Instruction
Retype the lines from the first one in the records down to the line containing "fit_hill = 1.9", counting both, and leave out any pictures.
»»
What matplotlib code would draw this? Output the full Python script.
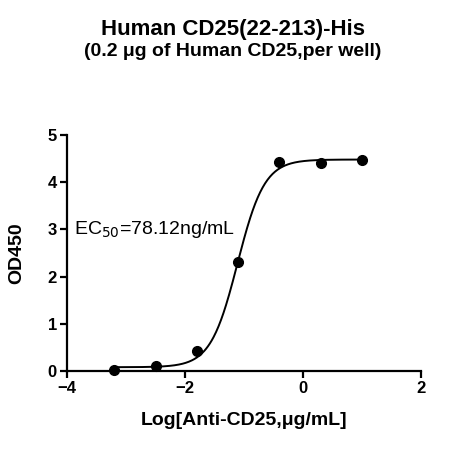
import numpy as np
import matplotlib
matplotlib.use("Agg")
import matplotlib.pyplot as plt

# Data (log10 concentration, µg/mL) and OD450 readings
log_conc = [-3.194, -2.495, -1.796, -1.097, -0.398, 0.301, 1.0]
od450 = [0.02, 0.10, 0.42, 2.30, 4.42, 4.41, 4.46]

# Fitted 4PL parameters
fit_bottom = 0.08
fit_top = 4.48
fit_log_ec50 = np.log10(0.07812)
fit_hill = 1.9

x_ticks = [-4, -2, 0, 2]
y_ticks = [0, 1, 2, 3, 4, 5]

plt.rcParams['font.family'] = ['Liberation Sans', 'DejaVu Sans']

fig = plt.figure(figsize=(4.65, 4.5), dpi=100)
ax = fig.add_axes([0.1434, 0.1756, 0.762, 0.5244])

xs = np.linspace(min(log_conc), max(log_conc), 400)
ys = fit_bottom + (fit_top - fit_bottom) / (1 + 10 ** ((fit_log_ec50 - xs) * fit_hill))
ax.plot(xs, ys, color='black', lw=1.4, clip_on=False)
ax.plot(log_conc, od450, 'o', color='black', markersize=7, clip_on=False, zorder=5)

ax.set_xlim(-4, 2)
ax.set_ylim(0, 5)
ax.set_xticks(x_ticks)
ax.set_yticks(y_ticks)
ax.spines['top'].set_visible(False)
ax.spines['right'].set_visible(False)
for s in ['left', 'bottom']:
    ax.spines[s].set_linewidth(1.6)
ax.tick_params(direction='out', length=5, width=1.6, pad=2, labelsize=12)
for lab in ax.get_xticklabels() + ax.get_yticklabels():
    lab.set_fontweight('bold')

ax.set_xlabel('Log[Anti-CD25,μg/mL]', fontsize=14, fontweight='bold')
ax.set_ylabel('OD450', fontsize=14, fontweight='bold')
ax.xaxis.set_label_coords(0.502, -0.175)
ax.yaxis.set_label_coords(-0.118, 0.5)

ax.text(-3.88, 3.0, 'EC$_{50}$=78.12ng/mL', fontsize=14, va='center', ha='left')

fig.text(0.5, 1 - 30 / 450, 'Human CD25(22-213)-His', ha='center', va='center',
         fontsize=16, fontweight='bold')
fig.text(0.5, 1 - 52 / 450, '(0.2 μg of Human CD25,per well)', ha='center', va='center',
         fontsize=14, fontweight='bold')

fig.savefig('out.png', dpi=100)
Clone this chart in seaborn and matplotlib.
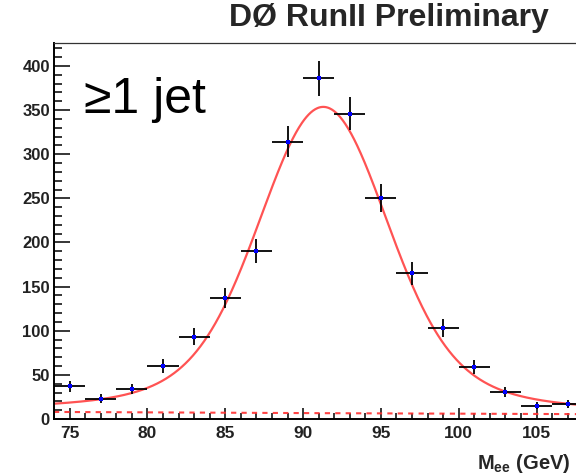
import numpy as np
import pandas as pd
import matplotlib
matplotlib.use("Agg")
import matplotlib.pyplot as plt
import seaborn as sns
from matplotlib.ticker import MultipleLocator

# Dielectron invariant mass, events with at least one jet (2 GeV bins)
bin_centers = [75, 77, 79, 81, 83, 85, 87, 89, 91, 93, 95, 97, 99, 101, 103, 105, 107]
counts = [37, 23, 34, 60, 93, 137, 190, 314, 386, 346, 250, 165, 103, 59, 31, 15, 17]
bin_half_width = 1.0

# Fit: Breit-Wigner smeared by a Gaussian resolution, plus exponential background
z_mass = 91.3
z_width = 3.6
mass_resolution = 3.4
signal_peak = 347.0
bkg_at_start = 8.0
bkg_slope = 0.011

x_lo, x_hi = 74.0, 107.53
y_lo, y_hi = 0.0, 426.0

sns.set_style("white")
plt.rcParams["font.family"] = ["Liberation Sans", "DejaVu Sans"]
plt.rcParams["mathtext.fontset"] = "custom"
plt.rcParams["mathtext.rm"] = "Liberation Sans"
plt.rcParams["mathtext.bf"] = "Liberation Sans:bold"

data = pd.DataFrame({"mass": bin_centers, "events": counts})
data["err"] = np.sqrt(data["events"])

# fit curve evaluated on a fine grid
m = np.linspace(x_lo, x_hi, 700)
t = np.linspace(-6 * mass_resolution, 6 * mass_resolution, 801)
gauss = np.exp(-0.5 * (t / mass_resolution) ** 2)
hw = z_width / 2.0
bw = hw ** 2 / ((m[:, None] - z_mass - t[None, :]) ** 2 + hw ** 2)
signal = (bw * gauss).sum(axis=1)
signal = signal / signal.max() * signal_peak
background = bkg_at_start * np.exp(-bkg_slope * (m - x_lo))
fit = pd.DataFrame({"mass": m, "total": signal + background, "bkg": background})

fig = plt.figure(figsize=(5.76, 4.75), dpi=100)
ax = fig.add_axes([54 / 576, 56 / 475, 522 / 576, 376 / 475])

sns.lineplot(data=fit, x="mass", y="bkg", ax=ax, color="#ff3030", lw=1.5,
             alpha=0.9, linestyle=(0, (2.5, 2.5)))
sns.lineplot(data=fit, x="mass", y="total", ax=ax, color="#ff1a1a", lw=1.6,
             alpha=0.75)

ax.errorbar(data["mass"], data["events"], xerr=bin_half_width, yerr=data["err"],
            fmt="none", ecolor="black", elinewidth=1.3, capsize=0, zorder=3)
sns.scatterplot(data=data, x="mass", y="events", ax=ax, color="#0000ff",
                marker="s", s=7, linewidth=0, zorder=4)

ax.set_xlim(x_lo, x_hi)
ax.set_ylim(y_lo, y_hi)
ax.xaxis.set_major_locator(MultipleLocator(5))
ax.xaxis.set_minor_locator(MultipleLocator(1))
ax.yaxis.set_major_locator(MultipleLocator(50))
ax.yaxis.set_minor_locator(MultipleLocator(10))

ax.tick_params(which="both", left=True, bottom=True, right=False, top=False,
               color="black")
ax.tick_params(axis="y", which="major", direction="in", length=11.5, width=1.1,
               pad=3, labelsize=12)
ax.tick_params(axis="y", which="minor", direction="in", length=5.8, width=1.1)
ax.tick_params(axis="x", which="major", direction="in", length=8, width=1.1,
               pad=5, labelsize=12.5)
ax.tick_params(axis="x", which="minor", direction="in", length=4.3, width=1.1)
for lab in ax.get_xticklabels() + ax.get_yticklabels():
    lab.set_fontweight("bold")
    lab.set_color("#222222")

for side in ("left", "bottom"):
    ax.spines[side].set_linewidth(1.4)
    ax.spines[side].set_color("black")
ax.spines["top"].set_linewidth(0.9)
ax.spines["top"].set_color("#333333")
ax.spines["right"].set_visible(False)

ax.set_xlabel("")
ax.set_ylabel("")

ax.text(0.058, 0.815, "\u22651 jet", transform=ax.transAxes, fontsize=36,
        ha="left", va="baseline", color="black")
fig.text(0.952, 0.945, "D\u00d8 RunII Preliminary", fontsize=23,
         fontweight="bold", ha="right", va="baseline")
fig.text(0.99, 0.012, r"$\mathbf{M_{ee}}$ (GeV)", fontsize=14.5,
         fontweight="bold", ha="right", va="baseline")

fig.savefig("out.png", dpi=100, facecolor="white")
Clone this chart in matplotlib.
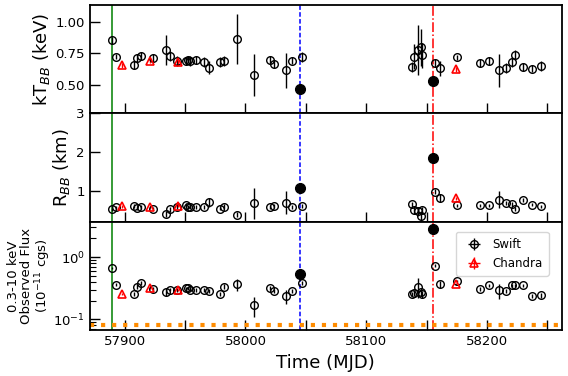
import numpy as np
import matplotlib
matplotlib.use('Agg')
import matplotlib.pyplot as plt
from matplotlib.ticker import MultipleLocator, FixedLocator

# Swift observations
mjd_swift = [57889.8, 57893.0, 57907.5, 57910.0, 57913.8, 57923.0, 57934.5, 57937.4,
             57943.5, 57951.0, 57952.3, 57953.7, 57958.7, 57965.6, 57969.5, 57978.6,
             57982.2, 57993.3, 58007.0, 58020.7, 58023.7, 58033.4, 58038.4, 58046.7,
             58138.3, 58139.2, 58143.3, 58145.3, 58146.6, 58156.6, 58161.2, 58175.3,
             58194.6, 58202.0, 58209.8, 58215.9, 58220.6, 58223.0, 58229.7, 58237.1,
             58244.6]
kt_swift = [0.855, 0.722, 0.656, 0.715, 0.730, 0.715, 0.780, 0.728, 0.690, 0.690,
            0.700, 0.688, 0.696, 0.680, 0.637, 0.682, 0.693, 0.865, 0.578, 0.696,
            0.666, 0.615, 0.693, 0.718, 0.645, 0.723, 0.777, 0.800, 0.736, 0.675,
            0.632, 0.718, 0.675, 0.688, 0.615, 0.637, 0.680, 0.736, 0.642, 0.629,
            0.653]
kt_swift_err = [0.03, 0.02, 0.03, 0.03, 0.03, 0.03, 0.12, 0.04, 0.04, 0.03,
                0.03, 0.04, 0.03, 0.04, 0.05, 0.04, 0.04, 0.20, 0.17, 0.03,
                0.03, 0.14, 0.03, 0.04, 0.04, 0.10, 0.20, 0.15, 0.10, 0.03,
                0.06, 0.02, 0.03, 0.03, 0.13, 0.04, 0.04, 0.04, 0.03, 0.03,
                0.04]
r_swift = [0.527, 0.570, 0.610, 0.560, 0.570, 0.535, 0.405, 0.520, 0.590, 0.640,
           0.590, 0.590, 0.570, 0.590, 0.700, 0.540, 0.590, 0.380, 0.680, 0.580,
           0.600, 0.690, 0.570, 0.600, 0.646, 0.510, 0.465, 0.350, 0.490, 0.980,
           0.810, 0.620, 0.620, 0.620, 0.770, 0.680, 0.650, 0.535, 0.760, 0.640,
           0.600]
r_swift_err = [0.04, 0.04, 0.05, 0.05, 0.05, 0.04, 0.08, 0.06, 0.06, 0.05,
               0.05, 0.06, 0.05, 0.05, 0.12, 0.05, 0.06, 0.06, 0.40, 0.05,
               0.05, 0.30, 0.05, 0.05, 0.06, 0.10, 0.12, 0.12, 0.10, 0.06,
               0.10, 0.04, 0.04, 0.04, 0.22, 0.06, 0.06, 0.05, 0.05, 0.04,
               0.04]
flux_swift = [0.665, 0.357, 0.259, 0.336, 0.380, 0.308, 0.279, 0.300, 0.295, 0.316,
              0.316, 0.300, 0.295, 0.295, 0.282, 0.256, 0.336, 0.370, 0.170, 0.320,
              0.286, 0.238, 0.286, 0.390, 0.253, 0.268, 0.336, 0.270, 0.253, 0.730,
              0.370, 0.415, 0.308, 0.353, 0.294, 0.286, 0.353, 0.353, 0.353, 0.238,
              0.243]
flux_swift_err = [0.03, 0.02, 0.02, 0.03, 0.03, 0.02, 0.04, 0.02, 0.02, 0.02,
                  0.02, 0.02, 0.02, 0.02, 0.02, 0.02, 0.03, 0.08, 0.06, 0.02,
                  0.02, 0.06, 0.02, 0.03, 0.02, 0.03, 0.12, 0.03, 0.03, 0.04,
                  0.05, 0.02, 0.02, 0.02, 0.08, 0.02, 0.02, 0.02, 0.02, 0.02,
                  0.02]

# Chandra observations
mjd_chandra = [57898.0, 57920.7, 57944.3, 58174.7]
kt_chandra = [0.656, 0.690, 0.680, 0.624]
kt_chandra_err = [0.02, 0.02, 0.02, 0.02]
r_chandra = [0.595, 0.570, 0.610, 0.810]
r_chandra_err = [0.03, 0.03, 0.04, 0.04]
flux_chandra = [0.256, 0.320, 0.300, 0.370]
flux_chandra_err = [0.01, 0.01, 0.01, 0.01]

# filled points
mjd_fill = [58045.5, 58155.2]
kt_fill = [0.462, 0.527]
r_fill = [1.06, 1.835]
flux_fill = [0.538, 2.83]

# vertical markers and floor
t_green = 57889.8
t_blue = 58045.5
t_red = 58155.2
flux_floor = 0.08

fig, axes = plt.subplots(3, 1, figsize=(5.68, 3.76), dpi=100, sharex=True)
fig.subplots_adjust(left=0.158, right=0.989, top=0.987, bottom=0.122, hspace=0)

panels = [
    (kt_swift, kt_swift_err, kt_chandra, kt_chandra_err, kt_fill),
    (r_swift, r_swift_err, r_chandra, r_chandra_err, r_fill),
    (flux_swift, flux_swift_err, flux_chandra, flux_chandra_err, flux_fill),
]

for ax, (ys, yse, yc, yce, yf) in zip(axes, panels):
    ax.axvline(t_green, color='green', lw=1.1)
    ax.axvline(t_blue, color='blue', lw=1.1, ls=(0, (3, 1.5)))
    ax.axvline(t_red, color='red', lw=1.1, ls='-.')
    hs = ax.errorbar(mjd_swift, ys, yerr=yse, xerr=np.zeros(len(mjd_swift)), fmt='o',
                     mfc='none', mec='k', ecolor='k', ms=5.5, mew=1.0, elinewidth=1.0,
                     capsize=0, label='Swift', zorder=3)
    hc = ax.errorbar(mjd_chandra, yc, yerr=yce, xerr=np.zeros(len(mjd_chandra)), fmt='^',
                     mfc='none', mec='red', ecolor='red', ms=6, mew=1.2, elinewidth=1.0,
                     capsize=0, label='Chandra', zorder=3)
    ax.plot(mjd_fill, yf, 'o', color='k', ms=7, zorder=4)
    ax.tick_params(direction='in', length=7, width=1, labelsize=9.5)
    ax.tick_params(which='minor', direction='in', length=4, width=0.8)
    for s in ax.spines.values():
        s.set_linewidth(1.3)

ax1, ax2, ax3 = axes
ax1.set_ylim(0.27, 1.14)
ax1.yaxis.set_major_locator(FixedLocator([0.5, 0.75, 1.0]))
ax1.set_ylabel('kT$_{BB}$ (keV)', fontsize=13)
ax1.yaxis.set_label_coords(-0.08, 0.5)

ax2.set_ylim(0.2, 3.0)
ax2.yaxis.set_major_locator(FixedLocator([1, 2, 3]))
ax2.set_ylabel('R$_{BB}$ (km)', fontsize=13)
ax2.yaxis.set_label_coords(-0.038, 0.5)

ax3.set_yscale('log')
ax3.set_ylim(0.067, 3.7)
ax3.axhline(flux_floor, color='darkorange', lw=3, ls=':')
ax3.set_ylabel('0.3-10 keV\nObserved Flux\n(10$^{-11}$ cgs)', fontsize=9.5, linespacing=1.0)
ax3.yaxis.set_label_coords(-0.078, 0.5)
ax3.legend(handles=[hs, hc], loc='upper right', fontsize=8.5, borderpad=0.5,
           handletextpad=0.6, bbox_to_anchor=(0.985, 0.96))

ax3.set_xlim(57871, 58262)
ax3.xaxis.set_major_locator(FixedLocator([57900, 58000, 58100, 58200]))
ax3.xaxis.set_minor_locator(MultipleLocator(50))
for ax in axes:
    ax.tick_params(which='minor', axis='x', length=7, width=1)
ax3.set_xlabel('Time (MJD)', fontsize=13)

fig.savefig('out.png', dpi=100)
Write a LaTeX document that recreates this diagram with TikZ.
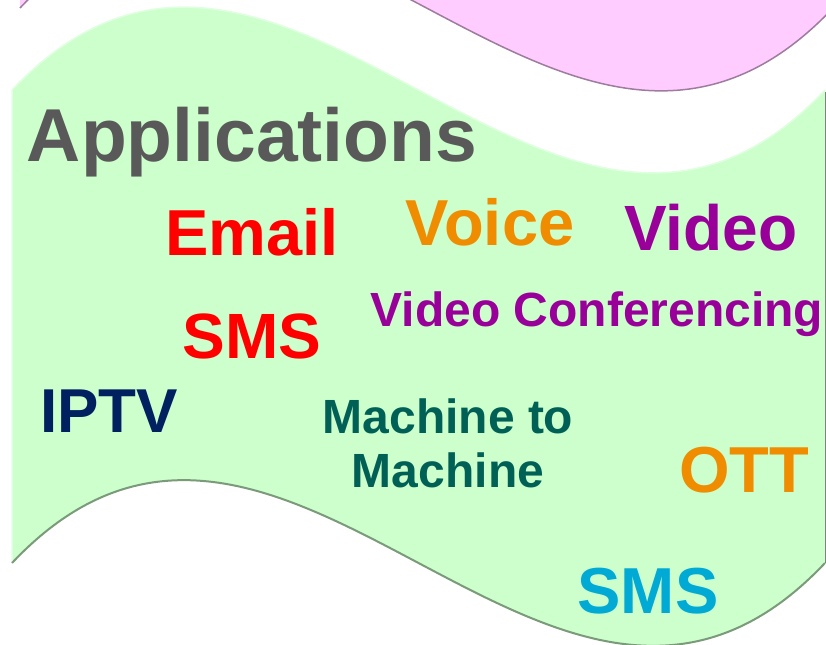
««
Solution
What matplotlib code would draw this? Output the full Python script.
import numpy as np
import matplotlib
matplotlib.use("Agg")
import matplotlib.pyplot as plt

# Data (log10 concentration, µg/mL) and OD450 readings
log_conc = [-3.194, -2.495, -1.796, -1.097, -0.398, 0.301, 1.0]
od450 = [0.02, 0.10, 0.42, 2.30, 4.42, 4.41, 4.46]

# Fitted 4PL parameters
fit_bottom = 0.08
fit_top = 4.48
fit_log_ec50 = np.log10(0.07812)
fit_hill = 1.9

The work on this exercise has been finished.